There’s been a decent amount of discussion about prototype based programming lately, with two new projects called Prothon and Slate getting most of the press. So all of this gets the question, what the hell is a prototype based programming language? There’s a definition in the Wikipedia which can shed a bit of light on it. The description of Self from the Self site gets a bit heady, but their explanation of the fundamental nature of message passing and the benefits provided in terms of maintenance are worth the time. If you’re looking for a really quick description check out the Prothon description. Or go searching through the resources for any of the other prototype based languages.. there seem to be quite a few. Most of them I’ve never even heard of.

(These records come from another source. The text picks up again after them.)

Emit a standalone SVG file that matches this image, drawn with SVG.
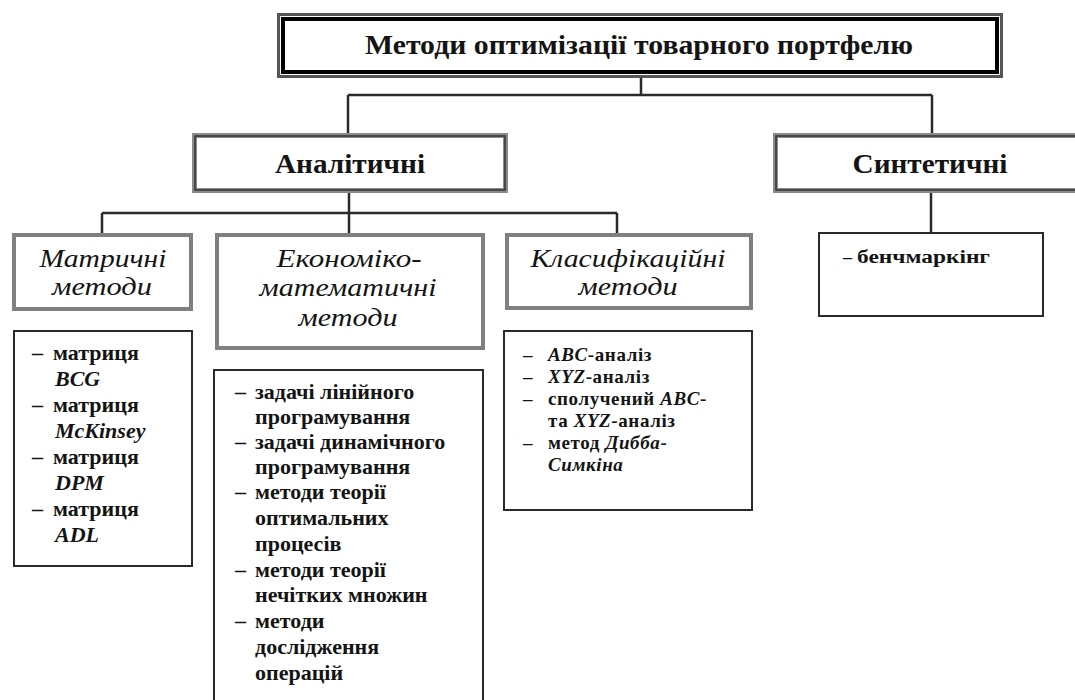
<svg xmlns="http://www.w3.org/2000/svg" width="1075" height="700" viewBox="0 0 1075 700">
<style>
.bg{fill:#fff}
.h0{font-family:"Liberation Serif",serif;font-weight:bold;font-size:27px;fill:#141414;text-anchor:middle}
.h1{font-family:"Liberation Serif",serif;font-weight:bold;font-size:27px;fill:#141414;text-anchor:middle}
.h2{font-family:"Liberation Serif",serif;font-style:italic;font-size:26px;fill:#141414;text-anchor:middle}
.li{font-family:"Liberation Serif",serif;font-weight:bold;font-size:22px;fill:#141414}
.lc{font-family:"Liberation Serif",serif;font-weight:bold;font-size:19px;letter-spacing:0.6px;fill:#141414}
.lb{font-family:"Liberation Serif",serif;font-weight:bold;font-size:18px;fill:#141414}
.it{font-style:italic}
.outer0{fill:#fff;stroke:#555;stroke-width:3}
.inner0{fill:none;stroke:#000;stroke-width:4}
.b1{fill:#fff;stroke:#8a8a8a;stroke-width:5}
.b1i{fill:none;stroke:#333;stroke-width:1.5}
.b2{fill:#fff;stroke:#808080;stroke-width:4}
.b3{fill:#fff;stroke:#2a2a2a;stroke-width:2}
.con{fill:none;stroke:#2a2a2a;stroke-width:2.5}
</style>
<rect class="bg" x="0" y="0" width="1075" height="700"/>

<g id="connectors">
<path class="con" d="M641 78 V95 M348 95 H932 M348 95 V133 M932 95 V133"/>
<path class="con" d="M349 193 V233 M102 213 H617 M102 213 V233 M617 213 V233"/>
<path class="con" d="M931 193 V232"/>
</g>

<g id="root">
<rect class="outer0" x="278.5" y="14.5" width="723" height="62"/>
<rect class="inner0" x="283" y="19" width="714" height="53"/>
<text class="h0" x="639" y="54" textLength="548" lengthAdjust="spacingAndGlyphs">Методи оптимізації товарного портфелю</text>
</g>

<g id="analytic">
<rect class="b1" x="194.5" y="135.5" width="311" height="55"/>
<rect class="b1i" x="195" y="136" width="310" height="54"/>
<text class="h1" x="350" y="173" textLength="150" lengthAdjust="spacingAndGlyphs">Аналітичні</text>
</g>

<g id="synthetic">
<rect class="b1" x="775.5" y="135.5" width="320" height="55"/>
<rect class="b1i" x="776" y="136" width="320" height="54"/>
<text class="h1" x="930" y="173" textLength="155" lengthAdjust="spacingAndGlyphs">Синтетичні</text>
</g>

<g id="matrix">
<rect class="b2" x="14" y="235" width="177" height="74"/>
<text class="h2" x="103" y="267" textLength="127" lengthAdjust="spacingAndGlyphs">Матричні</text>
<text class="h2" x="102" y="295" textLength="100" lengthAdjust="spacingAndGlyphs">методи</text>
</g>

<g id="econ">
<rect class="b2" x="217" y="235" width="266" height="113"/>
<text class="h2" x="349" y="267" textLength="145" lengthAdjust="spacingAndGlyphs">Економіко-</text>
<text class="h2" x="348" y="296" textLength="177" lengthAdjust="spacingAndGlyphs">математичні</text>
<text class="h2" x="348" y="326" textLength="99" lengthAdjust="spacingAndGlyphs">методи</text>
</g>

<g id="classif">
<rect class="b2" x="507" y="235" width="244" height="73"/>
<text class="h2" x="628" y="267" textLength="195" lengthAdjust="spacingAndGlyphs">Класифікаційні</text>
<text class="h2" x="628" y="295" textLength="99" lengthAdjust="spacingAndGlyphs">методи</text>
</g>

<g id="matrix-list">
<rect class="b3" x="14" y="331" width="178" height="235"/>
<text class="li" x="32" y="360">–<tspan x="53">матриця</tspan></text>
<text class="li it" x="55" y="386">BCG</text>
<text class="li" x="32" y="412">–<tspan x="53">матриця</tspan></text>
<text class="li it" x="55" y="438">McKinsey</text>
<text class="li" x="32" y="464">–<tspan x="53">матриця</tspan></text>
<text class="li it" x="55" y="490">DPM</text>
<text class="li" x="32" y="516">–<tspan x="53">матриця</tspan></text>
<text class="li it" x="55" y="542">ADL</text>
</g>

<g id="econ-list">
<rect class="b3" x="214" y="370" width="269" height="340"/>
<text class="li" x="235" y="399">–<tspan x="255">задачі лінійного</tspan></text>
<text class="li" x="255" y="424">програмування</text>
<text class="li" x="235" y="449">–<tspan x="255">задачі динамічного</tspan></text>
<text class="li" x="255" y="474">програмування</text>
<text class="li" x="235" y="499">–<tspan x="255">методи теорії</tspan></text>
<text class="li" x="255" y="525">оптимальних</text>
<text class="li" x="255" y="551">процесів</text>
<text class="li" x="235" y="577">–<tspan x="255">методи теорії</tspan></text>
<text class="li" x="255" y="602">нечітких множин</text>
<text class="li" x="235" y="628">–<tspan x="255">методи</tspan></text>
<text class="li" x="255" y="654">дослідження</text>
<text class="li" x="255" y="680">операцій</text>
</g>

<g id="classif-list">
<rect class="b3" x="504" y="331" width="248" height="179"/>
<text class="lc" x="523" y="361">–<tspan x="548" class="it">ABC</tspan>-аналіз</text>
<text class="lc" x="523" y="383">–<tspan x="548" class="it">XYZ</tspan>-аналіз</text>
<text class="lc" x="523" y="405">–<tspan x="548">сполучений </tspan><tspan class="it">ABC</tspan>-</text>
<text class="lc" x="548" y="427">та <tspan class="it">XYZ</tspan>-аналіз</text>
<text class="lc" x="523" y="449">–<tspan x="548">метод </tspan><tspan class="it">Дибба</tspan>-</text>
<text class="lc it" x="548" y="471">Симкіна</text>
</g>

<g id="bench">
<rect class="b3" x="819" y="233" width="224" height="83"/>
<text class="lb" x="843" y="263">–<tspan x="857" textLength="133" lengthAdjust="spacingAndGlyphs">бенчмаркінг</tspan></text>
</g>
</svg>
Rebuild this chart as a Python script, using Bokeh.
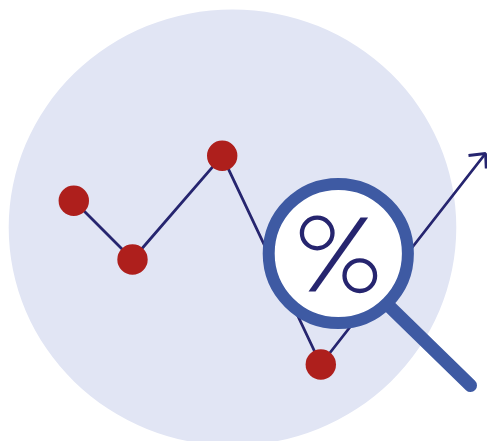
from bokeh.plotting import figure
from bokeh.embed import file_html
from bokeh.resources import INLINE

# Picture coordinates (y grows downward)
disc_x, disc_y, disc_w, disc_h = 232, 227, 447.6, 436
line_x = [73.3, 132, 221.7, 320.3, 485]
line_y = [200.3, 259, 155.3, 364, 153]
dot_x = [73.3, 132, 221.7, 320.3]
dot_y = [200.3, 259, 155.3, 364]
arrow_x = [468, 485, 485.7]
arrow_y = [155, 153, 168]
lens_x, lens_y, lens_r = 337.8, 253, 69.6
handle_x = [390, 470]
handle_y = [307, 385]
slash_x = [360, 367.6, 315, 308]
slash_y = [217, 217, 291, 291]
pct_x = [316.7, 359.3]
pct_y = [232.5, 275.2]
pct_r = 15.3

p = figure(width=487, height=441, x_range=(0, 487), y_range=(441, 0),
           output_backend="svg", toolbar_location=None, min_border=0,
           outline_line_color=None, background_fill_color="white",
           border_fill_color="white")
p.axis.visible = False
p.grid.visible = False

p.ellipse(disc_x, disc_y, width=disc_w, height=disc_h, fill_color="#e1e5f4", line_color=None)
p.line(line_x, line_y, line_color="#26256f", line_width=2.8)
p.line(arrow_x, arrow_y, line_color="#26256f", line_width=2.8)
p.circle(dot_x, dot_y, radius=15.2, fill_color="#ae1f1c", line_color=None)
p.line(handle_x, handle_y, line_color="#3e5aa3", line_width=13, line_cap="round")
p.circle(lens_x, lens_y, radius=lens_r, fill_color="white", line_color="#3e5aa3", line_width=12)
p.patch(slash_x, slash_y, fill_color="#26256f", line_color=None)
p.circle(pct_x, pct_y, radius=pct_r, fill_color=None, line_color="#26256f", line_width=4.3)

open("out.html", "w").write(file_html(p, INLINE))
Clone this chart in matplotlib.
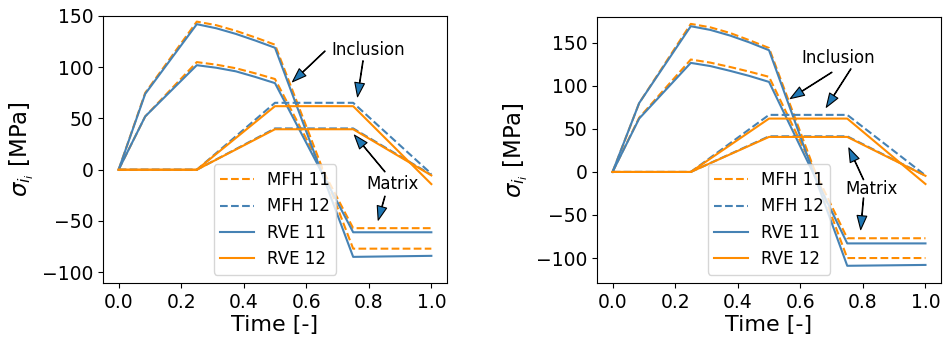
import numpy as np
import matplotlib
matplotlib.use("Agg")
import matplotlib.pyplot as plt

# time grid of the normal (11) and shear (12) loading paths
t11 = [0.0, 0.085, 0.25, 0.3125, 0.375, 0.4375, 0.5, 0.75, 1.0]
t12 = [0.0, 0.25, 0.5, 0.75, 1.0]

# left case: stresses in inclusion and matrix [MPa]
left_inc11_mfh = [0, 75, 144.5, 141, 135.5, 129, 122, -77, -77]
left_inc11_rve = [0, 74, 142, 138, 132.5, 126, 119, -85, -84]
left_mat11_mfh = [0, 52, 105, 102.5, 99, 94, 88.5, -57, -57]
left_mat11_rve = [0, 52, 102, 99.5, 96, 90.5, 84.5, -61, -61]
left_inc12_mfh = [0, 0, 65.3, 65.3, -4]
left_inc12_rve = [0, 0, 62, 62, -14]
left_mat12_mfh = [0, 0, 40.3, 40.3, -5]
left_mat12_rve = [0, 0, 39.5, 39.5, -5.5]

# right case
right_inc11_mfh = [0, 80, 172, 168, 161.5, 153, 144, -100, -100]
right_inc11_rve = [0, 80, 169.3, 165, 158.5, 150.5, 141.4, -109, -108]
right_mat11_mfh = [0, 63, 130.6, 127, 122, 116.5, 110.5, -77, -77]
right_mat11_rve = [0, 62, 126.7, 123, 117.5, 111.5, 104.6, -83, -83]
right_inc12_mfh = [0, 0, 66.3, 66.3, -4]
right_inc12_rve = [0, 0, 62, 62, -14]
right_mat12_mfh = [0, 0, 41.4, 41.4, -4.3]
right_mat12_rve = [0, 0, 40.7, 40.7, -4.5]

blue = "steelblue"
orange = "darkorange"
lw = 1.5

arrow_kw = dict(facecolor="C0", edgecolor="k", width=0.4, headwidth=7,
                headlength=10, lw=0.8)


def draw(ax, inc11, mat11, inc12, mat12, ylim, inc_txt, inc_tips, inc_tails,
         mat_txt, mat_tips, mat_tails):
    # MFH 11
    ax.plot(t11, inc11[0], "--", color=orange, lw=lw, label="MFH 11")
    ax.plot(t11, mat11[0], "--", color=orange, lw=lw)
    # MFH 12
    ax.plot(t12, inc12[0], "--", color=blue, lw=lw, label="MFH 12")
    ax.plot(t12, mat12[0], "--", color=blue, lw=lw)
    # RVE 11
    ax.plot(t11, inc11[1], "-", color=blue, lw=lw, label="RVE 11")
    ax.plot(t11, mat11[1], "-", color=blue, lw=lw)
    # RVE 12
    ax.plot(t12, inc12[1], "-", color=orange, lw=lw, label="RVE 12")
    ax.plot(t12, mat12[1], "-", color=orange, lw=lw)

    ax.set_ylim(*ylim)
    ax.set_xticks([0.0, 0.2, 0.4, 0.6, 0.8, 1.0])
    ax.set_yticks([-100, -50, 0, 50, 100, 150])
    ax.tick_params(labelsize=13.5)
    ax.set_xlabel("Time [-]", fontsize=16, labelpad=2)
    ax.set_ylabel(r"$\sigma_{i_i}$ [MPa]", fontsize=16.5)
    ax.legend(loc="lower center", fontsize=12)

    ax.text(*inc_txt, "Inclusion", fontsize=12, ha="center", va="center")
    for tip, tail in zip(inc_tips, inc_tails):
        ax.annotate("", xy=tip, xytext=tail, arrowprops=arrow_kw)
    ax.text(*mat_txt, "Matrix", fontsize=12, ha="center", va="center")
    for tip, tail in zip(mat_tips, mat_tails):
        ax.annotate("", xy=tip, xytext=tail, arrowprops=arrow_kw)


fig = plt.figure(figsize=(9.43, 3.38), dpi=100)
ax1 = fig.add_axes([0.1092, 0.1627, 0.3648, 0.79])
ax2 = fig.add_axes([0.633, 0.1627, 0.365, 0.787])

draw(ax1,
     (left_inc11_mfh, left_inc11_rve), (left_mat11_mfh, left_mat11_rve),
     (left_inc12_mfh, left_inc12_rve), (left_mat12_mfh, left_mat12_rve),
     (-110.5, 150),
     (0.798, 116.8), [(0.556, 85.8), (0.764, 71.2)], [(0.660, 115.8), (0.7815, 106.3)],
     (0.875, -13.6), [(0.754, 33.8), (0.830, -49.2)], [(0.8516, -2.0), (0.8516, -25.8)])

draw(ax2,
     (right_inc11_mfh, right_inc11_rve), (right_mat11_mfh, right_mat11_rve),
     (right_inc12_mfh, right_inc12_rve), (right_mat12_mfh, right_mat12_rve),
     (-129, 180),
     (0.721, 132.9), [(0.568, 85.2), (0.683, 75.1)], [(0.701, 115.8), (0.7617, 119.8)],
     (0.827, -19.4), [(0.755, 27.9), (0.793, -67.0)], [(0.802, -9.0), (0.802, -30.2)])

fig.savefig("out.png", dpi=100)
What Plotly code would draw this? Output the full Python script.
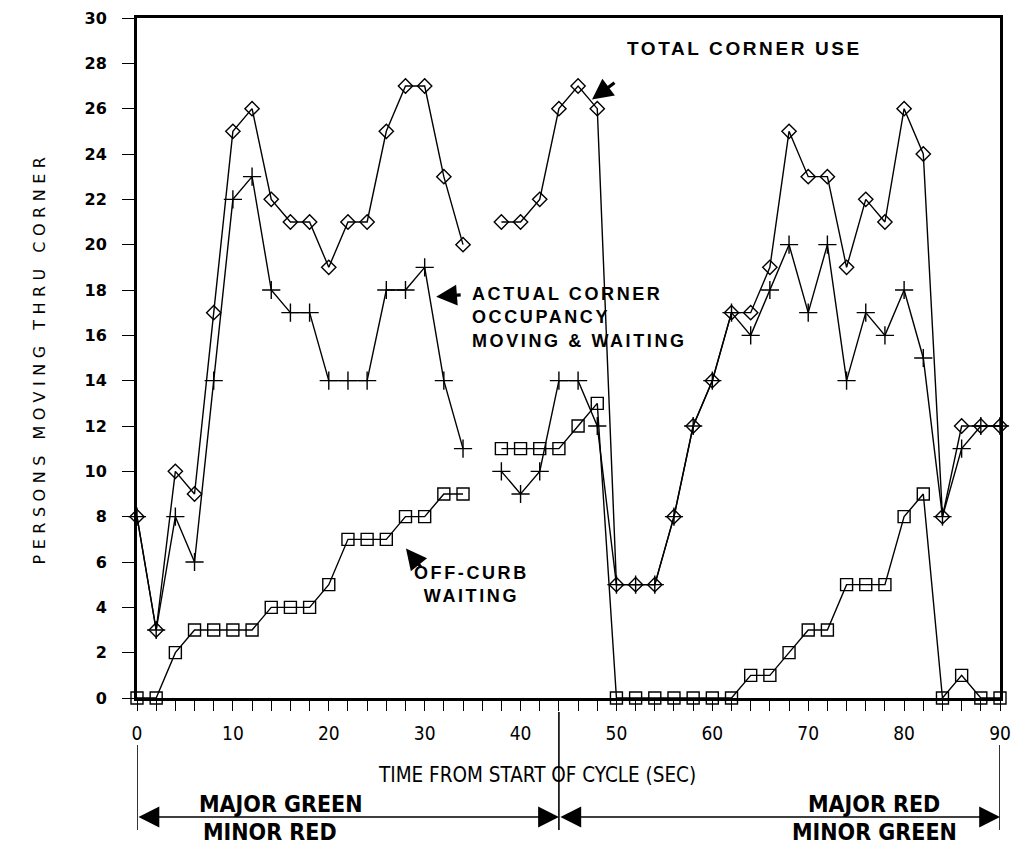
import plotly.graph_objects as go

# ---- data (every 2 s; None = no observation) ----
time_s = list(range(0, 92, 2))
total_corner_use = [8, 3, 10, 9, 17, 25, 26, 22, 21, 21, 19, 21, 21, 25, 27, 27, 23, 20,
                    None, 21, 21, 22, 26, 27, 26, 5, 5, 5, 8, 12, 14, 17, 17, 19, 25, 23,
                    23, 19, 22, 21, 26, 24, 8, 12, 12, 12]
actual_occupancy = [8, 3, 8, 6, 14, 22, 23, 18, 17, 17, 14, 14, 14, 18, 18, 19, 14, 11,
                    None, 10, 9, 10, 14, 14, 12, 5, 5, 5, 8, 12, 14, 17, 16, 18, 20, 17,
                    20, 14, 17, 16, 18, 15, 8, 11, 12, 12]
off_curb_waiting = [0, 0, 2, 3, 3, 3, 3, 4, 4, 4, 5, 7, 7, 7, 8, 8, 9, 9,
                    None, 11, 11, 11, 11, 12, 13, 0, 0, 0, 0, 0, 0, 0, 1, 1, 2, 3,
                    3, 5, 5, 5, 8, 9, 0, 1, 0, 0]

x_tick_vals = [0, 10, 20, 30, 40, 50, 60, 70, 80, 90]
y_tick_vals = list(range(0, 31, 2))
phase_change = 44
cycle_end = 90

# ---- geometry helpers (layout only) ----
PLOT_TOP, PLOT_BOTTOM = 18, 698
def yp(py):
    return (PLOT_BOTTOM - py) / (PLOT_BOTTOM - PLOT_TOP)

BOLD = "Liberation Sans, Arial, sans-serif"
WIDEBOLD = "DejaVu Sans, sans-serif"
NARROW = "Liberation Sans Narrow, DejaVu Sans Condensed, Arial Narrow, sans-serif"

fig = go.Figure()
line_style = dict(color="black", width=1.4)
fig.add_trace(go.Scatter(x=time_s, y=off_curb_waiting, mode="lines+markers",
                         line=line_style, cliponaxis=False, name="Off-curb waiting",
                         marker=dict(symbol="square-open", size=12, color="black",
                                     line=dict(width=1.4, color="black"))))
fig.add_trace(go.Scatter(x=time_s, y=actual_occupancy, mode="lines+markers",
                         line=line_style, cliponaxis=False, name="Actual occupancy",
                         marker=dict(symbol="cross-thin", size=13, color="black",
                                     line=dict(width=1.4, color="black"))))
fig.add_trace(go.Scatter(x=time_s, y=total_corner_use, mode="lines+markers",
                         line=line_style, cliponaxis=False, name="Total corner use",
                         marker=dict(symbol="diamond-open", size=11, color="black",
                                     line=dict(width=1.4, color="black"))))

def ls(text, sp):
    return f'<span style="letter-spacing:{sp}px">{text}</span>'

ann = []
# text labels inside plot
ann.append(dict(x=50.9, y=28.67, xref="x", yref="y", xanchor="left", yanchor="middle",
                text=ls("TOTAL CORNER USE", 2.6), showarrow=False,
                font=dict(family=BOLD, size=19, color="black", weight="bold")))
ann.append(dict(x=34.7, y=16.8, xref="x", yref="y", xanchor="left", yanchor="middle",
                align="left", showarrow=False,
                text=ls("ACTUAL CORNER", 2.6) + "<br>" + ls("OCCUPANCY", 2.6) + "<br>" + ls("MOVING &amp; WAITING", 2.6),
                font=dict(family=BOLD, size=18, color="black", weight="bold")))
ann.append(dict(x=34.9, y=5.0, xref="x", yref="y", xanchor="center", yanchor="middle",
                align="center", showarrow=False,
                text=ls("OFF-CURB", 2.6) + "<br>" + ls("WAITING", 2.6),
                font=dict(family=BOLD, size=18, color="black", weight="bold")))
# pointer arrows
arrow_common = dict(text="", showarrow=True, arrowhead=2, arrowsize=1.3, arrowwidth=3.2,
                    arrowcolor="black", standoff=0, xref="x", yref="y")
ann.append(dict(x=47.45, y=26.4, ax=24, ay=-18, **arrow_common))
ann.append(dict(x=31.2, y=17.7, ax=26, ay=-2, **arrow_common))
ann.append(dict(x=28.05, y=6.6, ax=16, ay=20, **arrow_common))

# below-axis annotations
ann.append(dict(x=41.7, y=yp(775), xref="x", yref="paper", xanchor="center", yanchor="middle",
                text="TIME FROM START OF CYCLE (SEC)", showarrow=False,
                font=dict(family=NARROW, size=20.5, color="black")))
for txt, xc, py in [("MAJOR GREEN", 15.0, 804), ("MINOR RED", 13.9, 832),
                    ("MAJOR RED", 76.9, 804), ("MINOR GREEN", 76.9, 832)]:
    ann.append(dict(x=xc, y=yp(py), xref="x", yref="paper", xanchor="center", yanchor="middle",
                    text=txt, showarrow=False,
                    font=dict(family=NARROW, size=23, color="black", weight="bold")))
# phase arrows (double-headed)
for x0, x1 in [(0, phase_change), (phase_change, cycle_end)]:
    ann.append(dict(x=x1, y=yp(817), xref="x", yref="paper", ax=x0, ay=0,
                    axref="x", ayref="pixel", text="", showarrow=True,
                    arrowhead=2, startarrowhead=2, arrowside="end+start",
                    arrowsize=2.6, startarrowsize=2.6, arrowwidth=1.6,
                    arrowcolor="black", standoff=0, startstandoff=0))

shapes = []
for xv, top in [(0, 745), (phase_change, 712), (cycle_end, 745)]:
    shapes.append(dict(type="line", xref="x", yref="paper", x0=xv, x1=xv,
                       y0=yp(top), y1=yp(830), line=dict(color="black", width=1.6)))

fig.update_layout(
    width=1016, height=846,
    margin=dict(l=137, r=16, t=PLOT_TOP, b=846 - PLOT_BOTTOM, autoexpand=False),
    paper_bgcolor="white", plot_bgcolor="white",
    showlegend=False,
    annotations=ann, shapes=shapes,
    xaxis=dict(range=[0, 90], tickvals=x_tick_vals, ticktext=[str(v) for v in x_tick_vals],
               automargin=False,
               ticks="outside", ticklen=10, tickwidth=1.3, tickcolor="black",
               minor=dict(dtick=2, ticks="outside", ticklen=10, tickwidth=1.3, tickcolor="black"),
               showgrid=False, zeroline=False, showline=True, linecolor="black", linewidth=2.6,
               mirror=True, ticklabelstandoff=6,
               tickfont=dict(family=NARROW, size=19, color="black")),
    yaxis=dict(range=[0, 30], tickvals=y_tick_vals, ticks="outside", ticklen=12, tickwidth=1.3,
               automargin=False,
               tickcolor="black", showgrid=False, zeroline=False, showline=True,
               linecolor="black", linewidth=3, mirror=True, ticklabelstandoff=12,
               tickfont=dict(family=WIDEBOLD, size=16, color="black", weight="bold"),
               title=dict(text=ls("PERSONS MOVING THRU CORNER", 5.5), standoff=35,
                          font=dict(family="DejaVu Sans, sans-serif", size=16, color="black"))),
)

fig.write_html("out.html", config={"displayModeBar": False},
               post_script="document.body.style.margin='0';")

My main question is why is there a sudden surge in interest for these languages? Are people just now coming to see the benefits? I hadn’t heard of prototype based objects before, so maybe the concepts just got laid in front of the right people at the right time. Self seems to be a very young system, so maybe the concepts weren’t well explored yet. But given the capabilities of the systems, such as being able to change behavior of objects “on the fly” and the ability to include active variables implicitly (see the Self paper for why this is), I’m wondering if the interest stems somewhat from the System Oriented Architecture and Web Services pushes going on. When your business process becomes an always on application of distributed objects you have a strong motivator to search for the ultimate runtime flexibility so you can fix problems with the system still up and running. Just a thought. To me it seems there’s a very good match there.